The FEC fine is the latest evidence that the Steele dossier was a planned campaign, paid for by the DNC and Clinton campaign, with the intention to hurt the reputation and political career of Donald Trump.
After the FEC ruling, Backer, who initiated the complaint, said, “This may well be the first time that Hillary Clinton—evidently one of the most corrupt politicians in American history—has actually been held legally accountable, and I’m proud to see the FEC do its job for once.”
For their part, neither the DNC nor the Clinton Campaign have admitted wrongdoing in the case. In fact, DNC spokesman Dan Wessel said in a statement, “We settled aging and silly complaints from the 2016 election about ‘purpose descriptions’ in our F.E.C. report.”
The FEC confirmed that both Clinton and the DNC “does not concede [to wrongdoing], but will not further contest the commission’s finding of probable cause to proceed.”

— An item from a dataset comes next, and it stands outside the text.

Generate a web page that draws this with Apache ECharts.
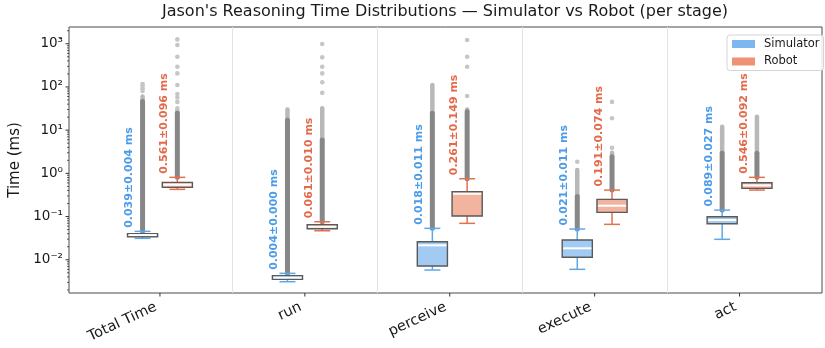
<!DOCTYPE html>
<html>
<head>
<meta charset="utf-8">
<title>Jason's Reasoning Time Distributions</title>
<script src="https://cdn.jsdelivr.net/npm/echarts@6/dist/echarts.min.js"></script>
<style>
  html, body { margin: 0; padding: 0; background: #fff; }
  #chart { width: 825px; height: 348px; }
</style>
</head>
<body>
<div id="chart"></div>
<script>
const categories = ['Total Time', 'run', 'perceive', 'execute', 'act'];

// box stats: [lower whisker, Q1, median, Q3, upper whisker] (ms)
const simBox = [
  [0.0313, 0.0341, 0.0373, 0.0400, 0.0454],
  [0.0031, 0.00352, 0.00387, 0.00426, 0.00484],
  [0.00578, 0.00714, 0.0216, 0.0261, 0.0533],
  [0.0060, 0.0114, 0.0184, 0.0286, 0.0514],
  [0.0297, 0.068, 0.083, 0.099, 0.141]
];
const robotBox = [
  [0.426, 0.474, 0.544, 0.619, 0.808],
  [0.0469, 0.0522, 0.0581, 0.0646, 0.0758],
  [0.0696, 0.103, 0.337, 0.375, 0.75],
  [0.066, 0.125, 0.178, 0.25, 0.41],
  [0.41, 0.45, 0.527, 0.605, 0.808]
];

// outliers: top of the solid run of overlapping points, top of the fainter tail, lone points
const simDenseTop = [46, 17, 24.5, 0.29, 2.9];
const simTailTop = [60, 30, 111, 1.19, 12];
const simSparse = [[81, 93, 107, 117], [], [], [1.86], []];
const robotDenseTop = [24.5, 5.9, 26.7, 2.42, 2.9];
const robotTailTop = [28, 32, 30, 3.0, 20.4];
const robotSparse = [
  [32, 45, 57, 68.5, 111, 206, 294, 500, 933, 1260],
  [73, 128, 206, 294, 484, 984],
  [61.5, 294, 500, 1218],
  [3.9, 18.8, 45],
  []
];

const simMean = [0.039, 0.004, 0.018, 0.021, 0.089];
const simStd = [0.004, 0.000, 0.011, 0.011, 0.027];
const robotMean = [0.561, 0.061, 0.261, 0.191, 0.546];
const robotStd = [0.096, 0.010, 0.149, 0.074, 0.092];

const yMin = 0.0017, yMax = 2440;
const yMajor = [0.01, 0.1, 1, 10, 100, 1000];

const FONT = '"DejaVu Sans", sans-serif';
const SIM = { patch: '#7eb6ee', fill: '#a2caf2', line: '#5ea8ea', text: '#4b9be8' };
const ROB = { patch: '#ef9175', fill: '#f2b39f', line: '#e5704f', text: '#e3694a' };

const supers = { '-': '\u207b', '0': '\u2070', '1': '\u00b9', '2': '\u00b2', '3': '\u00b3' };

// y ticks (major + log minor) drawn on the frame grid
const tickData = [];
yMajor.forEach(v => tickData.push([0, v, 1]));
[0.001, 0.01, 0.1, 1, 10, 100, 1000].forEach(d => {
  for (let k = 2; k <= 9; k++) {
    const v = d * k;
    if (v > yMin && v < yMax) tickData.push([0, v, 0]);
  }
});

function fliersItem(side, denseTop, tailTop, box) {
  return function (params, api) {
    const i = api.value(0);
    const band = api.size([1, 1])[0];
    const cx = api.coord([i, 1])[0] + side * band * 0.12;
    const yHigh = api.coord([i, box[i][4]])[1];
    const yDense = api.coord([i, denseTop[i]])[1];
    const yTail = api.coord([i, tailTop[i]])[1];
    return {
      type: 'group',
      children: [
        { type: 'line', shape: { x1: cx, y1: yDense, x2: cx, y2: yTail },
          style: { stroke: '#b8b8b8', lineWidth: 4.5, lineCap: 'round' } },
        { type: 'line', shape: { x1: cx, y1: yHigh, x2: cx, y2: yDense },
          style: { stroke: '#878787', lineWidth: 5, lineCap: 'round' } }
      ]
    };
  };
}

function sparseItem(side) {
  return function (params, api) {
    const band = api.size([1, 1])[0];
    const p = api.coord([api.value(0), api.value(1)]);
    return { type: 'circle', shape: { cx: p[0] + side * band * 0.12, cy: p[1], r: 2.3 },
      style: { fill: '#c6c6c6' } };
  };
}

function boxItem(side, c, mean, std) {
  return function (params, api) {
    const i = api.value(0);
    const band = api.size([1, 1])[0];
    const cx = api.coord([i, 1])[0] + side * band * 0.12;
    const half = band * 0.104;
    const cap = band * 0.055;
    const y = k => api.coord([i, api.value(k)])[1];
    const yLow = y(1), yQ1 = y(2), yMed = y(3), yQ3 = y(4), yHigh = y(5);
    const wl = { stroke: c.line, lineWidth: 1.5 };
    return {
      type: 'group',
      children: [
        { type: 'line', shape: { x1: cx, y1: yQ1, x2: cx, y2: yLow }, style: wl },
        { type: 'line', shape: { x1: cx, y1: yQ3, x2: cx, y2: yHigh }, style: wl },
        { type: 'line', shape: { x1: cx - cap, y1: yLow, x2: cx + cap, y2: yLow }, style: wl },
        { type: 'line', shape: { x1: cx - cap, y1: yHigh, x2: cx + cap, y2: yHigh }, style: wl },
        { type: 'rect', shape: { x: cx - half, y: yQ3, width: 2 * half, height: yQ1 - yQ3 },
          style: { fill: c.fill, stroke: '#5a5a5a', lineWidth: 1.4 } },
        { type: 'line', shape: { x1: cx - half + 1, y1: yMed, x2: cx + half - 1, y2: yMed },
          style: { stroke: '#ffffff', lineWidth: 2 } },
        { type: 'text', x: cx - band * 0.09, y: yHigh - 3.5, rotation: Math.PI / 2,
          style: { text: mean[i].toFixed(3) + '\u00b1' + std[i].toFixed(3) + ' ms',
            fill: c.text, font: 'bold 11px ' + FONT, align: 'left', verticalAlign: 'middle' } }
      ]
    };
  };
}

// category tick marks and rotated labels, placed like matplotlib (ha=right, rotation 25)
function xLabelItem(params, api) {
  const i = api.value(0);
  const p = api.coord([i, yMin]);
  const ang = 25 * Math.PI / 180;
  const fs = 14.5;
  return {
    type: 'group',
    children: [
      { type: 'line', shape: { x1: p[0], y1: p[1], x2: p[0], y2: p[1] + 3.5 },
        style: { stroke: '#333', lineWidth: 1 } },
      { type: 'text', x: p[0] - fs * 1.17 * Math.sin(ang), y: p[1] + 6.5, rotation: ang,
        style: { text: categories[i], fill: '#1a1a1a', font: fs + 'px ' + FONT,
          align: 'right', verticalAlign: 'top' } }
    ]
  };
}

const boxData = rows => rows.map((r, i) => [i].concat(r));
const fliersData = rows => rows.map((r, i) => [i, r[4]]);
const sparseData = lists => {
  const out = [];
  lists.forEach((l, i) => l.forEach(v => out.push([i, v])));
  return out;
};

const chart = echarts.init(document.getElementById('chart'));
chart.setOption({
  animation: false,
  textStyle: { fontFamily: FONT },
  title: {
    text: "Jason's Reasoning Time Distributions \u2014 Simulator vs Robot (per stage)",
    left: 162, top: 4, padding: 0,
    textStyle: { fontSize: 16, fontWeight: 'normal', color: '#1a1a1a', fontFamily: FONT }
  },
  legend: {
    data: ['Simulator', 'Robot'],
    orient: 'vertical',
    left: 727, top: 35,
    icon: 'rect', itemWidth: 23, itemHeight: 8, itemGap: 3.5,
    padding: [2, 4, 2, 5],
    borderColor: '#d4d4d4', borderWidth: 1, borderRadius: 3,
    backgroundColor: 'rgba(255,255,255,0.85)',
    textStyle: { fontSize: 11.5, color: '#1a1a1a', lineHeight: 14, padding: [0, 0, 0, 4] }
  },
  grid: [
    { left: 87.5, right: 13, top: 27, bottom: 55, outerBoundsMode: 'none' },
    { left: 69, right: 3, top: 27, bottom: 55, show: true, borderColor: '#4a4a4a', borderWidth: 1, outerBoundsMode: 'none' }
  ],
  xAxis: [
    {
      type: 'category', gridIndex: 0, data: categories, boundaryGap: true,
      axisLine: { show: false, onZero: false },
      axisTick: { show: false },
      axisLabel: { show: false },
      splitLine: { show: true, showMinLine: false, showMaxLine: false, lineStyle: { color: '#e3e3e3', width: 1 } }
    },
    { type: 'value', gridIndex: 1, min: 0, max: 1, show: false }
  ],
  yAxis: [
    { type: 'log', gridIndex: 0, logBase: 10, min: yMin, max: yMax, show: false },
    {
      type: 'log', gridIndex: 1, logBase: 10, min: yMin, max: yMax,
      name: 'Time (ms)', nameLocation: 'middle', nameGap: 34,
      nameTextStyle: { fontSize: 15, color: '#1a1a1a' },
      axisLine: { show: false, onZero: false },
      axisTick: { show: false },
      splitLine: { show: false },
      axisLabel: {
        showMinLabel: false, showMaxLabel: false, margin: 6,
        fontSize: 13.5, color: '#1a1a1a',
        formatter: v => {
          const e = String(Math.round(Math.log10(v)));
          return '10' + e.split('').map(ch => supers[ch]).join('');
        }
      }
    }
  ],
  series: [
    {
      type: 'custom', xAxisIndex: 1, yAxisIndex: 1, data: tickData, silent: true,
      renderItem: (params, api) => {
        const p = api.coord([api.value(0), api.value(1)]);
        const len = api.value(2) ? 3.5 : 2;
        return { type: 'line', shape: { x1: p[0] - len, y1: p[1], x2: p[0], y2: p[1] },
          style: { stroke: '#333', lineWidth: api.value(2) ? 1 : 0.8 } };
      }
    },
    { type: 'custom', data: categories.map((c, i) => [i]), renderItem: xLabelItem, silent: true },
    { type: 'custom', data: fliersData(simBox), renderItem: fliersItem(-1, simDenseTop, simTailTop, simBox), z: 2 },
    { type: 'custom', data: fliersData(robotBox), renderItem: fliersItem(1, robotDenseTop, robotTailTop, robotBox), z: 2 },
    { type: 'custom', data: sparseData(simSparse), renderItem: sparseItem(-1), z: 2 },
    { type: 'custom', data: sparseData(robotSparse), renderItem: sparseItem(1), z: 2 },
    {
      name: 'Simulator', type: 'custom', data: boxData(simBox), z: 3,
      itemStyle: { color: SIM.patch },
      renderItem: boxItem(-1, SIM, simMean, simStd)
    },
    {
      name: 'Robot', type: 'custom', data: boxData(robotBox), z: 3,
      itemStyle: { color: ROB.patch },
      renderItem: boxItem(1, ROB, robotMean, robotStd)
    }
  ]
});
</script>
</body>
</html>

This is not the only legal issue that Clinton and her allies are facing over their involvement in the Steele dossier. Donald Trump also recently brought a lawsuit against the former presidential candidate and 47 other entities. His lawsuit states that, “Acting in concert, the Defendants maliciously conspired to weave a false narrative that their Republican opponent, Donald J. Trump, was colluding with a hostile foreign sovereignty.”